**Data extract**:
○ ○ ○ ○
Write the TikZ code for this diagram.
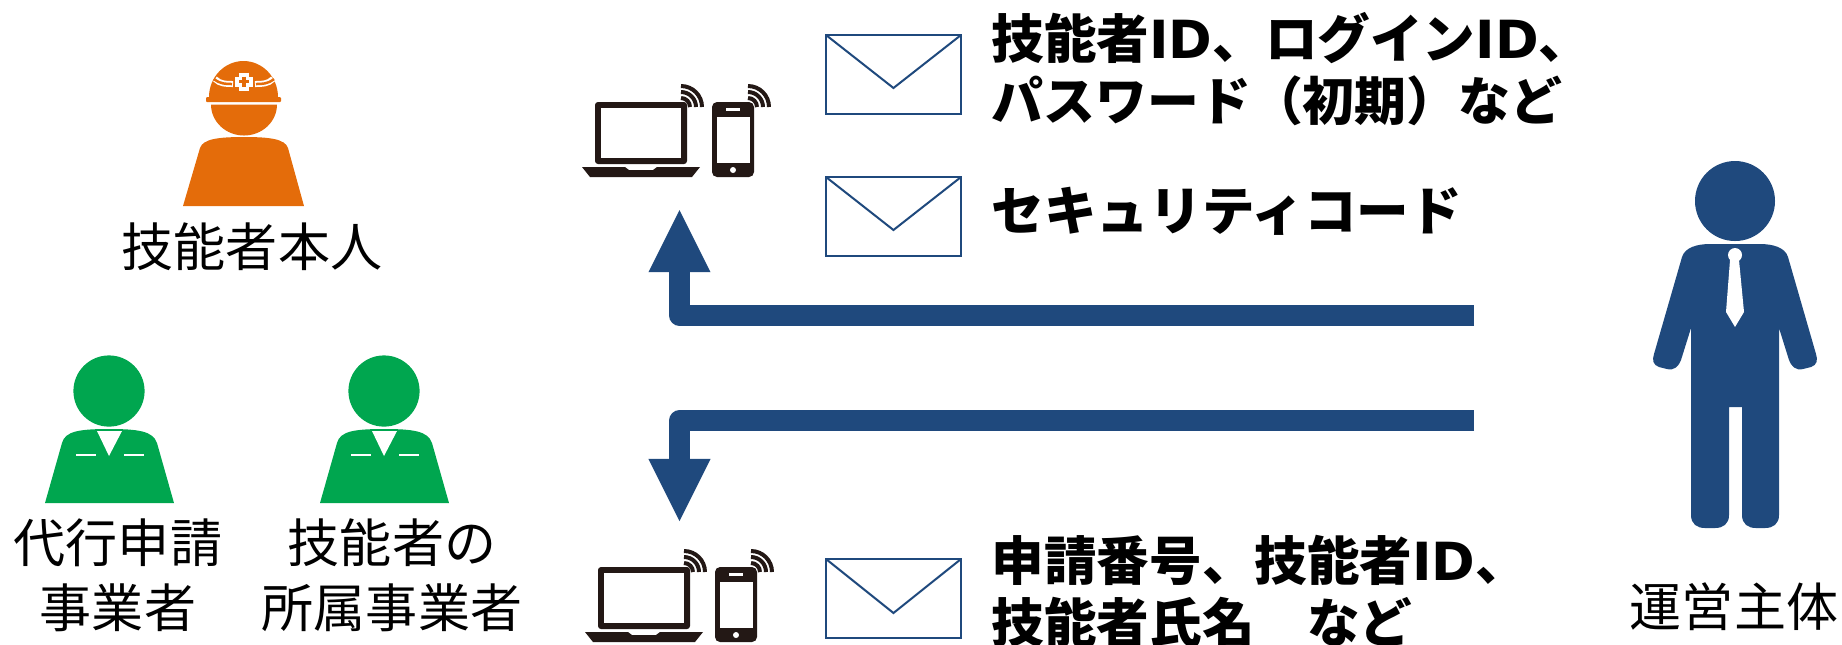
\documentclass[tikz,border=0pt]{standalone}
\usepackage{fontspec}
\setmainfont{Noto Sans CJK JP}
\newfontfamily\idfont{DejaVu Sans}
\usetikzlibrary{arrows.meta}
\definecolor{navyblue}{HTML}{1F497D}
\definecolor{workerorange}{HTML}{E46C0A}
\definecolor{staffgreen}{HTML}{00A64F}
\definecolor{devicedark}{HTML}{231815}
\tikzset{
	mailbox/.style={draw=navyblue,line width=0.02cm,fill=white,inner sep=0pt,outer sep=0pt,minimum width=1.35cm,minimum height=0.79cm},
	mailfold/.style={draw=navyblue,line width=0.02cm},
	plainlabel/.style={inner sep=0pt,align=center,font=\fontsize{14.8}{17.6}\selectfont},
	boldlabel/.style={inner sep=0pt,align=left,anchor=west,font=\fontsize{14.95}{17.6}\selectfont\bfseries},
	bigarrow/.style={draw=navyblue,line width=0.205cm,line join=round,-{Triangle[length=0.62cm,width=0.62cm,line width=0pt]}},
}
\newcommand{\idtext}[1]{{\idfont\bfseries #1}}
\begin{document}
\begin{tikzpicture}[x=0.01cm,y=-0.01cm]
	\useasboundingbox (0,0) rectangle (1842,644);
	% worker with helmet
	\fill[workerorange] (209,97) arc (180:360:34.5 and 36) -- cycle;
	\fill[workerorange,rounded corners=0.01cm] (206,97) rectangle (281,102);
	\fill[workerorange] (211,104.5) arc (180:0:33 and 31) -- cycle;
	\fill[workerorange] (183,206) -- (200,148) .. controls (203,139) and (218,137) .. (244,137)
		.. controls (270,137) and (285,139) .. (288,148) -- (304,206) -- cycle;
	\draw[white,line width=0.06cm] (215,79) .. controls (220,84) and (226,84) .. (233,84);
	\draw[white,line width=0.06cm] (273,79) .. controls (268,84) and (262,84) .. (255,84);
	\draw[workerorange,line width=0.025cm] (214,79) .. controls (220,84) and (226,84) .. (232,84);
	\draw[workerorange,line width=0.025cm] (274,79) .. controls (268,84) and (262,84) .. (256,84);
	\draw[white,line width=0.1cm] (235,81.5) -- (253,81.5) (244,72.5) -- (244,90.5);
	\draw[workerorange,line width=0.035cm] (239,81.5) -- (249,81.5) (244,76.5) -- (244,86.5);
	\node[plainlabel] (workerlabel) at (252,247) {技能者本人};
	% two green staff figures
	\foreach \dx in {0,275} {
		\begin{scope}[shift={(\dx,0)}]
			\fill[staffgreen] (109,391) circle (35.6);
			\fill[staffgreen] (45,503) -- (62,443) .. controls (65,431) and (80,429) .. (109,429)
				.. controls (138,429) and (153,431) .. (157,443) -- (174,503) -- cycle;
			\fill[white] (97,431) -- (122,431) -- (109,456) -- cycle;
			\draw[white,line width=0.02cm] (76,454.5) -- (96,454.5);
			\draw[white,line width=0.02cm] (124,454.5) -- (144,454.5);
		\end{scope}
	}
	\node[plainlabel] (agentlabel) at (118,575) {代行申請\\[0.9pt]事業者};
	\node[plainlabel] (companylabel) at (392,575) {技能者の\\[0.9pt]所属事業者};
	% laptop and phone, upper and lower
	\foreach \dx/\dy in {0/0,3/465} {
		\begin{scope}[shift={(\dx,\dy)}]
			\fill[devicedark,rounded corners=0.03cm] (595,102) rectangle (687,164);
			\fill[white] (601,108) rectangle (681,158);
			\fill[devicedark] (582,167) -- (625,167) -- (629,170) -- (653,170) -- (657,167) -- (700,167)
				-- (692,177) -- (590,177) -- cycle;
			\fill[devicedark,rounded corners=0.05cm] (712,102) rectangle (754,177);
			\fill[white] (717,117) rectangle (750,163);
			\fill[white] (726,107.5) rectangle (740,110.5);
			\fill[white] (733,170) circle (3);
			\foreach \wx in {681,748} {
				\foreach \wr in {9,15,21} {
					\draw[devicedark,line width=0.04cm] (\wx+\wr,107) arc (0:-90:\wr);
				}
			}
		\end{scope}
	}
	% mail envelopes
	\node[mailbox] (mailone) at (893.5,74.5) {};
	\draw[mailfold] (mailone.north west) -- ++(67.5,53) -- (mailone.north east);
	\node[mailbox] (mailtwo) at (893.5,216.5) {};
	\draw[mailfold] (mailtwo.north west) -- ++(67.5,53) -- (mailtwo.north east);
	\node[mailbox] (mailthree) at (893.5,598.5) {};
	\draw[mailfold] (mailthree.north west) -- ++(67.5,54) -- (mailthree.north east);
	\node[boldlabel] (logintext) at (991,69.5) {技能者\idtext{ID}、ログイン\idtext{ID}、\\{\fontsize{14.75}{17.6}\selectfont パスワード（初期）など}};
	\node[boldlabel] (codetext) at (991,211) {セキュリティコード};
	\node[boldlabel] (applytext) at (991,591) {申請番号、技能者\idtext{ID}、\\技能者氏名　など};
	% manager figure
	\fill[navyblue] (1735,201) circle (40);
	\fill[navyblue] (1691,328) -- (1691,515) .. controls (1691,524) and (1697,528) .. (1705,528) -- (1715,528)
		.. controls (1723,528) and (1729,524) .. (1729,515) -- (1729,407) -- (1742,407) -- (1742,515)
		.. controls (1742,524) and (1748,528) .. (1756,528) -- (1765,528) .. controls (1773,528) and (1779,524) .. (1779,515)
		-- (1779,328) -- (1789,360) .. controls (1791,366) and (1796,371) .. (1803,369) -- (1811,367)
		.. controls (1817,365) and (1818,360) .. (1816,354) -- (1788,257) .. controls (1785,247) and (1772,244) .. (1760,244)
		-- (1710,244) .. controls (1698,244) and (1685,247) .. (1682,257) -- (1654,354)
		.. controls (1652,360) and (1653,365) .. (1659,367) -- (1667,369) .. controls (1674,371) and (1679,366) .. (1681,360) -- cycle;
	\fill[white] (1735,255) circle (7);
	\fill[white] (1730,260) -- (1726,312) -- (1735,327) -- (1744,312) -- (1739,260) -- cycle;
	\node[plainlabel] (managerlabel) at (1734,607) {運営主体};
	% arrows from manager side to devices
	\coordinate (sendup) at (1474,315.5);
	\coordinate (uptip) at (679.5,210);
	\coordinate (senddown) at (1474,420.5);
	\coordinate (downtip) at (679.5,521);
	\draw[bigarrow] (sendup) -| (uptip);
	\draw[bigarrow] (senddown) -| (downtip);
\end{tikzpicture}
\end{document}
○ ○ ○ ○
**What you are asked to do**: Reproduce each line exactly, please, except for any pictures.

**Task response**:
Write the TikZ code for this diagram.
\documentclass[tikz,border=0pt]{standalone}
\usepackage{fontspec}
\setmainfont{Noto Sans CJK JP}
\newfontfamily\idfont{DejaVu Sans}
\usetikzlibrary{arrows.meta}
\definecolor{navyblue}{HTML}{1F497D}
\definecolor{workerorange}{HTML}{E46C0A}
\definecolor{staffgreen}{HTML}{00A64F}
\definecolor{devicedark}{HTML}{231815}
\tikzset{
	mailbox/.style={draw=navyblue,line width=0.02cm,fill=white,inner sep=0pt,outer sep=0pt,minimum width=1.35cm,minimum height=0.79cm},
	mailfold/.style={draw=navyblue,line width=0.02cm},
	plainlabel/.style={inner sep=0pt,align=center,font=\fontsize{14.8}{17.6}\selectfont},
	boldlabel/.style={inner sep=0pt,align=left,anchor=west,font=\fontsize{14.95}{17.6}\selectfont\bfseries},
	bigarrow/.style={draw=navyblue,line width=0.205cm,line join=round,-{Triangle[length=0.62cm,width=0.62cm,line width=0pt]}},
}
\newcommand{\idtext}[1]{{\idfont\bfseries #1}}
\begin{document}
\begin{tikzpicture}[x=0.01cm,y=-0.01cm]
	\useasboundingbox (0,0) rectangle (1842,644);
	% worker with helmet
	\fill[workerorange] (209,97) arc (180:360:34.5 and 36) -- cycle;
	\fill[workerorange,rounded corners=0.01cm] (206,97) rectangle (281,102);
	\fill[workerorange] (211,104.5) arc (180:0:33 and 31) -- cycle;
	\fill[workerorange] (183,206) -- (200,148) .. controls (203,139) and (218,137) .. (244,137)
		.. controls (270,137) and (285,139) .. (288,148) -- (304,206) -- cycle;
	\draw[white,line width=0.06cm] (215,79) .. controls (220,84) and (226,84) .. (233,84);
	\draw[white,line width=0.06cm] (273,79) .. controls (268,84) and (262,84) .. (255,84);
	\draw[workerorange,line width=0.025cm] (214,79) .. controls (220,84) and (226,84) .. (232,84);
	\draw[workerorange,line width=0.025cm] (274,79) .. controls (268,84) and (262,84) .. (256,84);
	\draw[white,line width=0.1cm] (235,81.5) -- (253,81.5) (244,72.5) -- (244,90.5);
	\draw[workerorange,line width=0.035cm] (239,81.5) -- (249,81.5) (244,76.5) -- (244,86.5);
	\node[plainlabel] (workerlabel) at (252,247) {技能者本人};
	% two green staff figures
	\foreach \dx in {0,275} {
		\begin{scope}[shift={(\dx,0)}]
			\fill[staffgreen] (109,391) circle (35.6);
			\fill[staffgreen] (45,503) -- (62,443) .. controls (65,431) and (80,429) .. (109,429)
				.. controls (138,429) and (153,431) .. (157,443) -- (174,503) -- cycle;
			\fill[white] (97,431) -- (122,431) -- (109,456) -- cycle;
			\draw[white,line width=0.02cm] (76,454.5) -- (96,454.5);
			\draw[white,line width=0.02cm] (124,454.5) -- (144,454.5);
		\end{scope}
	}
	\node[plainlabel] (agentlabel) at (118,575) {代行申請\\[0.9pt]事業者};
	\node[plainlabel] (companylabel) at (392,575) {技能者の\\[0.9pt]所属事業者};
	% laptop and phone, upper and lower
	\foreach \dx/\dy in {0/0,3/465} {
		\begin{scope}[shift={(\dx,\dy)}]
			\fill[devicedark,rounded corners=0.03cm] (595,102) rectangle (687,164);
			\fill[white] (601,108) rectangle (681,158);
			\fill[devicedark] (582,167) -- (625,167) -- (629,170) -- (653,170) -- (657,167) -- (700,167)
				-- (692,177) -- (590,177) -- cycle;
			\fill[devicedark,rounded corners=0.05cm] (712,102) rectangle (754,177);
			\fill[white] (717,117) rectangle (750,163);
			\fill[white] (726,107.5) rectangle (740,110.5);
			\fill[white] (733,170) circle (3);
			\foreach \wx in {681,748} {
				\foreach \wr in {9,15,21} {
					\draw[devicedark,line width=0.04cm] (\wx+\wr,107) arc (0:-90:\wr);
				}
			}
		\end{scope}
	}
	% mail envelopes
	\node[mailbox] (mailone) at (893.5,74.5) {};
	\draw[mailfold] (mailone.north west) -- ++(67.5,53) -- (mailone.north east);
	\node[mailbox] (mailtwo) at (893.5,216.5) {};
	\draw[mailfold] (mailtwo.north west) -- ++(67.5,53) -- (mailtwo.north east);
	\node[mailbox] (mailthree) at (893.5,598.5) {};
	\draw[mailfold] (mailthree.north west) -- ++(67.5,54) -- (mailthree.north east);
	\node[boldlabel] (logintext) at (991,69.5) {技能者\idtext{ID}、ログイン\idtext{ID}、\\{\fontsize{14.75}{17.6}\selectfont パスワード（初期）など}};
	\node[boldlabel] (codetext) at (991,211) {セキュリティコード};
	\node[boldlabel] (applytext) at (991,591) {申請番号、技能者\idtext{ID}、\\技能者氏名　など};
	% manager figure
	\fill[navyblue] (1735,201) circle (40);
	\fill[navyblue] (1691,328) -- (1691,515) .. controls (1691,524) and (1697,528) .. (1705,528) -- (1715,528)
		.. controls (1723,528) and (1729,524) .. (1729,515) -- (1729,407) -- (1742,407) -- (1742,515)
		.. controls (1742,524) and (1748,528) .. (1756,528) -- (1765,528) .. controls (1773,528) and (1779,524) .. (1779,515)
		-- (1779,328) -- (1789,360) .. controls (1791,366) and (1796,371) .. (1803,369) -- (1811,367)
		.. controls (1817,365) and (1818,360) .. (1816,354) -- (1788,257) .. controls (1785,247) and (1772,244) .. (1760,244)
		-- (1710,244) .. controls (1698,244) and (1685,247) .. (1682,257) -- (1654,354)
		.. controls (1652,360) and (1653,365) .. (1659,367) -- (1667,369) .. controls (1674,371) and (1679,366) .. (1681,360) -- cycle;
	\fill[white] (1735,255) circle (7);
	\fill[white] (1730,260) -- (1726,312) -- (1735,327) -- (1744,312) -- (1739,260) -- cycle;
	\node[plainlabel] (managerlabel) at (1734,607) {運営主体};
	% arrows from manager side to devices
	\coordinate (sendup) at (1474,315.5);
	\coordinate (uptip) at (679.5,210);
	\coordinate (senddown) at (1474,420.5);
	\coordinate (downtip) at (679.5,521);
	\draw[bigarrow] (sendup) -| (uptip);
	\draw[bigarrow] (senddown) -| (downtip);
\end{tikzpicture}
\end{document}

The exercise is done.